* **Requirements**: Return the lines from the one with "Give me the D3.js source for this chart." through the one with "const yTicks = [56, 58, 60, 62, 64, 66, 68, 70];", exactly as they appear and with no pictures.

* **Given information**:
########################################

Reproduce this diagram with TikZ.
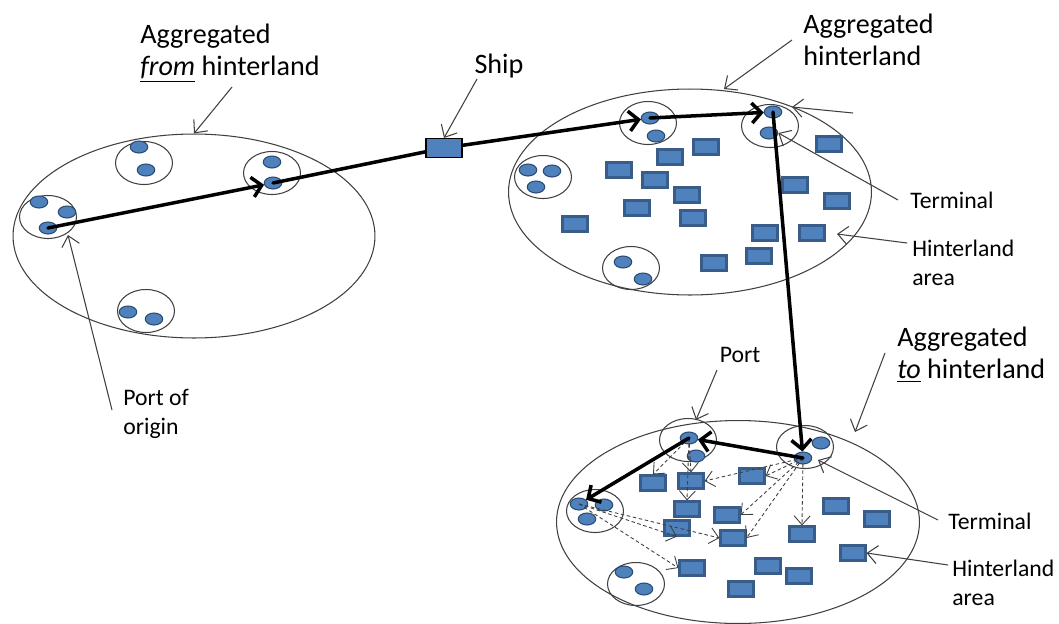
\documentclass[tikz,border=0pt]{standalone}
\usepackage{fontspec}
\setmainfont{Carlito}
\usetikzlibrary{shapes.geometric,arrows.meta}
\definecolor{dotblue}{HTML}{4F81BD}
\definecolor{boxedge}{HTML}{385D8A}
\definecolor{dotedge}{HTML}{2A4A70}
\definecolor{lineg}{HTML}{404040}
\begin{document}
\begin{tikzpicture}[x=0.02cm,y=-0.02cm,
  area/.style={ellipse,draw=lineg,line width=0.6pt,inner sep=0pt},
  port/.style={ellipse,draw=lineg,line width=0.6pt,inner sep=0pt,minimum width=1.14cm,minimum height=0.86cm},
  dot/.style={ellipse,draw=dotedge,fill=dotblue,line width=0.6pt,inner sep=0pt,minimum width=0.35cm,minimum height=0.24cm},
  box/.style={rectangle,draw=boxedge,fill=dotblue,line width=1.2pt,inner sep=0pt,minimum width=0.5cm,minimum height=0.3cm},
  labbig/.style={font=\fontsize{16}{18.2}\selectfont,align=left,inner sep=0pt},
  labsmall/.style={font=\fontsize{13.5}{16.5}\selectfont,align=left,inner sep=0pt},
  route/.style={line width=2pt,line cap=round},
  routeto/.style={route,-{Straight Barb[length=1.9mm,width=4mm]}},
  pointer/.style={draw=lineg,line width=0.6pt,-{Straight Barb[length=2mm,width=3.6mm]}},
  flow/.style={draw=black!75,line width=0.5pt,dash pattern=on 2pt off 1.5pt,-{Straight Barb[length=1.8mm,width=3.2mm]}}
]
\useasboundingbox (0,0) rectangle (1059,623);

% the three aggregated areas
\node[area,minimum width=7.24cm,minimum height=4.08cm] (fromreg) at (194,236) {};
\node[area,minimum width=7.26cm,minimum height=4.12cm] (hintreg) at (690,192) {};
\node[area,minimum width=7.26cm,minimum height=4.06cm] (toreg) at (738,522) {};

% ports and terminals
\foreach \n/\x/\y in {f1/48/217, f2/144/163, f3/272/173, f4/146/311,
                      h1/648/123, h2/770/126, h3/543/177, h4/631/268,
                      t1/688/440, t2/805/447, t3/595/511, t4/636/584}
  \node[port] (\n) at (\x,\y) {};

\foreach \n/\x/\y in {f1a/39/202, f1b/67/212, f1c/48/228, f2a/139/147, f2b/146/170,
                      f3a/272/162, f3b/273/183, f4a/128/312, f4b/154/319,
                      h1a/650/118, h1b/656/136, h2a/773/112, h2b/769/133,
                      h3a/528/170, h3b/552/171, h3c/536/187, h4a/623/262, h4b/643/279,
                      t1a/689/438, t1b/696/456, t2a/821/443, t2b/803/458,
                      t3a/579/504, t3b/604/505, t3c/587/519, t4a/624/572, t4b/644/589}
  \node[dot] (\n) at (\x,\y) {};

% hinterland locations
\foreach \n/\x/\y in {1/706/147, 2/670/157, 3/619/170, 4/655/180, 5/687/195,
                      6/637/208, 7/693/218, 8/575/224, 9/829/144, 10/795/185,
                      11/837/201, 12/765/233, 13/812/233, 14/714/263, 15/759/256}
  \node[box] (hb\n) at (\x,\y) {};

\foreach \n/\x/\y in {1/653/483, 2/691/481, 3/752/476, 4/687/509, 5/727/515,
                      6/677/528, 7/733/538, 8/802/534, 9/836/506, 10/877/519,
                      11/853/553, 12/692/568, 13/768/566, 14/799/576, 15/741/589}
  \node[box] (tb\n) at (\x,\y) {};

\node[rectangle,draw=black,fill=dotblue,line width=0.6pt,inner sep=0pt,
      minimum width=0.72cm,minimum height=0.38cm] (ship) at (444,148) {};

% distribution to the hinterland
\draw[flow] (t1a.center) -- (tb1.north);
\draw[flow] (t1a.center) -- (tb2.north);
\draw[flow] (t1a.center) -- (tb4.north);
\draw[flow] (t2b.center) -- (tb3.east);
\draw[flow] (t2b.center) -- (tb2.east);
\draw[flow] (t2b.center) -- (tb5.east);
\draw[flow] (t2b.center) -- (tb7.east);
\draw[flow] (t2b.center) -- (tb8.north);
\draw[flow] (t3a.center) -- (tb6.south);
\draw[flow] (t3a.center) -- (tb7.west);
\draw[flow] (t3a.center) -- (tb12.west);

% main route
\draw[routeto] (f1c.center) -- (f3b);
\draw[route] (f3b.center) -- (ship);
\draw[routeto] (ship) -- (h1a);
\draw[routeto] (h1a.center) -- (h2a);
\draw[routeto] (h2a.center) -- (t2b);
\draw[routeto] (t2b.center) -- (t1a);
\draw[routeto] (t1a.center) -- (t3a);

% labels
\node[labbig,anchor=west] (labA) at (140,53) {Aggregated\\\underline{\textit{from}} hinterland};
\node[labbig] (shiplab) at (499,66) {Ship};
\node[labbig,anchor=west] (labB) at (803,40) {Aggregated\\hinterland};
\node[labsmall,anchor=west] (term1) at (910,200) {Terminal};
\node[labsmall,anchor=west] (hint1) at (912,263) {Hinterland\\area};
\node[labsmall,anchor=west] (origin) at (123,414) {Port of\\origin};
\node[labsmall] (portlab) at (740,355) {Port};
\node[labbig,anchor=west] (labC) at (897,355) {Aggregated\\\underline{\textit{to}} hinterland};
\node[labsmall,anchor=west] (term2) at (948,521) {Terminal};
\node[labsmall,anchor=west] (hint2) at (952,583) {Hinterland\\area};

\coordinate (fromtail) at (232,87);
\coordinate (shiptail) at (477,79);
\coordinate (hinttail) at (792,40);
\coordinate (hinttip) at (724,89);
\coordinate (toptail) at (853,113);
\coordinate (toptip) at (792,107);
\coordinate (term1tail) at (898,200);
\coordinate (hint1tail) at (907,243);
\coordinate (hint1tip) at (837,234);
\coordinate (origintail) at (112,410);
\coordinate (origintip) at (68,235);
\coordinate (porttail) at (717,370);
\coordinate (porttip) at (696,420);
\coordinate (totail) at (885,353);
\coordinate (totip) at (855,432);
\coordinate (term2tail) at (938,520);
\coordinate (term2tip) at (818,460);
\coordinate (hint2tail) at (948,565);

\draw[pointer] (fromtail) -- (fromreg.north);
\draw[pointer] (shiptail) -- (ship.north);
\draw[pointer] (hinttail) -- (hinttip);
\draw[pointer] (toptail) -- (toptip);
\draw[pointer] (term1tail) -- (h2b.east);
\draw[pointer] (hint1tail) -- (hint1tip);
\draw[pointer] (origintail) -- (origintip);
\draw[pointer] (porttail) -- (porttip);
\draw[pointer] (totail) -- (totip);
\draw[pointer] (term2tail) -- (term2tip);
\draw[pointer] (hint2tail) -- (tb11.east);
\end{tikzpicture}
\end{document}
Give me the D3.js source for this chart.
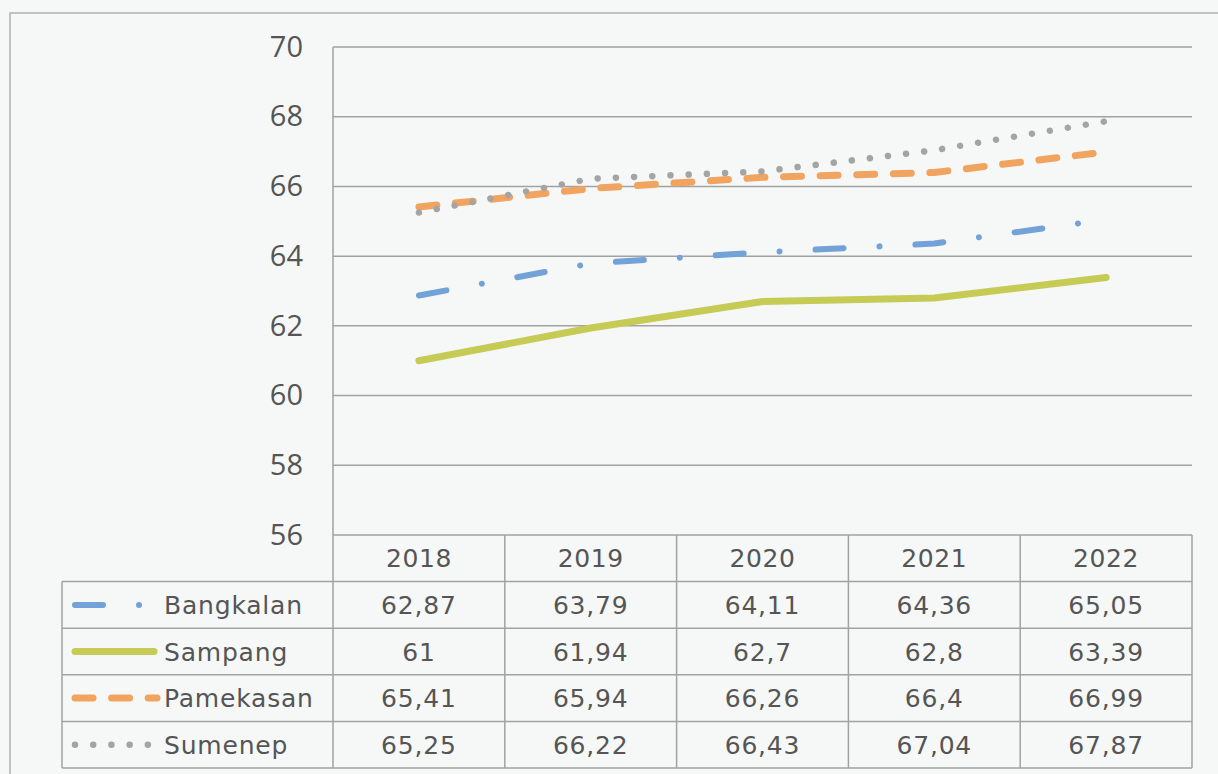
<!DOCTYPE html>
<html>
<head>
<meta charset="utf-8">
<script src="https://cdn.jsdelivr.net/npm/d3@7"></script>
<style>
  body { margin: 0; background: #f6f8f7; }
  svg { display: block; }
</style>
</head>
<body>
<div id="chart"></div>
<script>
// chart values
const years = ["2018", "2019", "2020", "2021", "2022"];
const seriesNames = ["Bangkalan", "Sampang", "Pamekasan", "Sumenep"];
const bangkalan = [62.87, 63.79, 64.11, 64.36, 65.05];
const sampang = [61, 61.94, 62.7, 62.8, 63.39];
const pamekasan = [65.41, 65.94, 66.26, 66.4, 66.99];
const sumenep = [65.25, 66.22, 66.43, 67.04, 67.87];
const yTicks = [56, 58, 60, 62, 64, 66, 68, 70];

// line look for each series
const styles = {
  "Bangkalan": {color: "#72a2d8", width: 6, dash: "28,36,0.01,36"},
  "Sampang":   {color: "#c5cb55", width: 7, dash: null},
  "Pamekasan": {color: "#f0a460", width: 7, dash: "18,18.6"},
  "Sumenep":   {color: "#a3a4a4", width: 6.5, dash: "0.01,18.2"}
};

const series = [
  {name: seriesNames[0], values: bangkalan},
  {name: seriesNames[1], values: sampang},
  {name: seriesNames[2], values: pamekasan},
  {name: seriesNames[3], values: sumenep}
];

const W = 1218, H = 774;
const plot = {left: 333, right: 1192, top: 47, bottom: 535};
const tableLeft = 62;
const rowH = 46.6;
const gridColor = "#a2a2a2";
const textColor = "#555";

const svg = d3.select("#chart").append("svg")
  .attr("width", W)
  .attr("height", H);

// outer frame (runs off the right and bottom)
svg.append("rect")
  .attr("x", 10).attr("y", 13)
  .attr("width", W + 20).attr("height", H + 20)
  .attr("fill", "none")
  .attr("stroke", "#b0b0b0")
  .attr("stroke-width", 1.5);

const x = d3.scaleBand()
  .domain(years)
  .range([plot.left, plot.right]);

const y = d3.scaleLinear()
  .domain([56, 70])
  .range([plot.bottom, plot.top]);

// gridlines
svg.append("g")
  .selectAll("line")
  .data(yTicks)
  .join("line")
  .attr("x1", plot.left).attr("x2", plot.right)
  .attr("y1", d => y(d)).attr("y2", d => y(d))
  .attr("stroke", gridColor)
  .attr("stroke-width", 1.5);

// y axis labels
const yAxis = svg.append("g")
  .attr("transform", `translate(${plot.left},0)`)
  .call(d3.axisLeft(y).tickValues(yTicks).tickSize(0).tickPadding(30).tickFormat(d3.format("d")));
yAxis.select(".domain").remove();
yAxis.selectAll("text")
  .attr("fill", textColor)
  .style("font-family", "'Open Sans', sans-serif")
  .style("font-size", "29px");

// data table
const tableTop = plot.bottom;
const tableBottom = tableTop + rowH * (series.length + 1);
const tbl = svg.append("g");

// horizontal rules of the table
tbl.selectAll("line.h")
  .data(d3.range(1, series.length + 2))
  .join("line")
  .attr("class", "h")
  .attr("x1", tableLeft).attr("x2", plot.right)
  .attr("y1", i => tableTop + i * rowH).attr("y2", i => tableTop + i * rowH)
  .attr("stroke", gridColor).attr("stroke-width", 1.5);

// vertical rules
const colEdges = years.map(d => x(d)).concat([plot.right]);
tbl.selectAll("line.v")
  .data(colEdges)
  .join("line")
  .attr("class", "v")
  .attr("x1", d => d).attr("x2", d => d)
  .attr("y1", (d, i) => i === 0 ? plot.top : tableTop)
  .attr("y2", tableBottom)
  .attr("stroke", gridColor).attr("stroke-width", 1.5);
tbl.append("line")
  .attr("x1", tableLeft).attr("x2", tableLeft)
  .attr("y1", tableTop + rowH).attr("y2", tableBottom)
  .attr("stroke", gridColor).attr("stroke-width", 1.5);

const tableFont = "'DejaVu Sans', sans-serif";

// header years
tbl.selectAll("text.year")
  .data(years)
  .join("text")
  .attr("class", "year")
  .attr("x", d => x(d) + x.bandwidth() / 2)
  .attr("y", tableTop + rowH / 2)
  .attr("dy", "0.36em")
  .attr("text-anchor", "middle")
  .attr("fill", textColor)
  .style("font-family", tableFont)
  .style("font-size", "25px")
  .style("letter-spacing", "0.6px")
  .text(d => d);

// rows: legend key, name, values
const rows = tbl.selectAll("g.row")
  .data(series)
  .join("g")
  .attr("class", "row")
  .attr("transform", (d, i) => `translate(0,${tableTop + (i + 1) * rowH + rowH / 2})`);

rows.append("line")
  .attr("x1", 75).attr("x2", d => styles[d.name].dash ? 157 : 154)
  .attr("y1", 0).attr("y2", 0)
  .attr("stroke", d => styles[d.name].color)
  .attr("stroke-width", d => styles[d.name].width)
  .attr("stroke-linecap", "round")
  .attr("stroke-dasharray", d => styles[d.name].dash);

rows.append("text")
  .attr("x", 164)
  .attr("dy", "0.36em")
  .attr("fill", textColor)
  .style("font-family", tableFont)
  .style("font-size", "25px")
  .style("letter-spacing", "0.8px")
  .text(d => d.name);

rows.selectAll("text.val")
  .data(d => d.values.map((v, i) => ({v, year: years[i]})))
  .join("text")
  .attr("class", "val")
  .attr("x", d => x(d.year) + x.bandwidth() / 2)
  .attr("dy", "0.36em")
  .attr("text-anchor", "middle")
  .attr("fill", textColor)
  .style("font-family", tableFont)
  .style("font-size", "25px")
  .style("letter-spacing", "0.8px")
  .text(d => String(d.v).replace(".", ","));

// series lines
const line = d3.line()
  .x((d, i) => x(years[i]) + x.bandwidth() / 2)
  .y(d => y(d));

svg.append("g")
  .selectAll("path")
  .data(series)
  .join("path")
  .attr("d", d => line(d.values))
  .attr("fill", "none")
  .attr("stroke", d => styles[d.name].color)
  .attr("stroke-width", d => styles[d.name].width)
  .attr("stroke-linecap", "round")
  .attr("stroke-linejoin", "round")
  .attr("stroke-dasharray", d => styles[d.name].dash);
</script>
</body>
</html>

########################################

* **Answer**:
Give me the D3.js source for this chart.
<!DOCTYPE html>
<html>
<head>
<meta charset="utf-8">
<script src="https://cdn.jsdelivr.net/npm/d3@7"></script>
<style>
  body { margin: 0; background: #f6f8f7; }
  svg { display: block; }
</style>
</head>
<body>
<div id="chart"></div>
<script>
// chart values
const years = ["2018", "2019", "2020", "2021", "2022"];
const seriesNames = ["Bangkalan", "Sampang", "Pamekasan", "Sumenep"];
const bangkalan = [62.87, 63.79, 64.11, 64.36, 65.05];
const sampang = [61, 61.94, 62.7, 62.8, 63.39];
const pamekasan = [65.41, 65.94, 66.26, 66.4, 66.99];
const sumenep = [65.25, 66.22, 66.43, 67.04, 67.87];
const yTicks = [56, 58, 60, 62, 64, 66, 68, 70];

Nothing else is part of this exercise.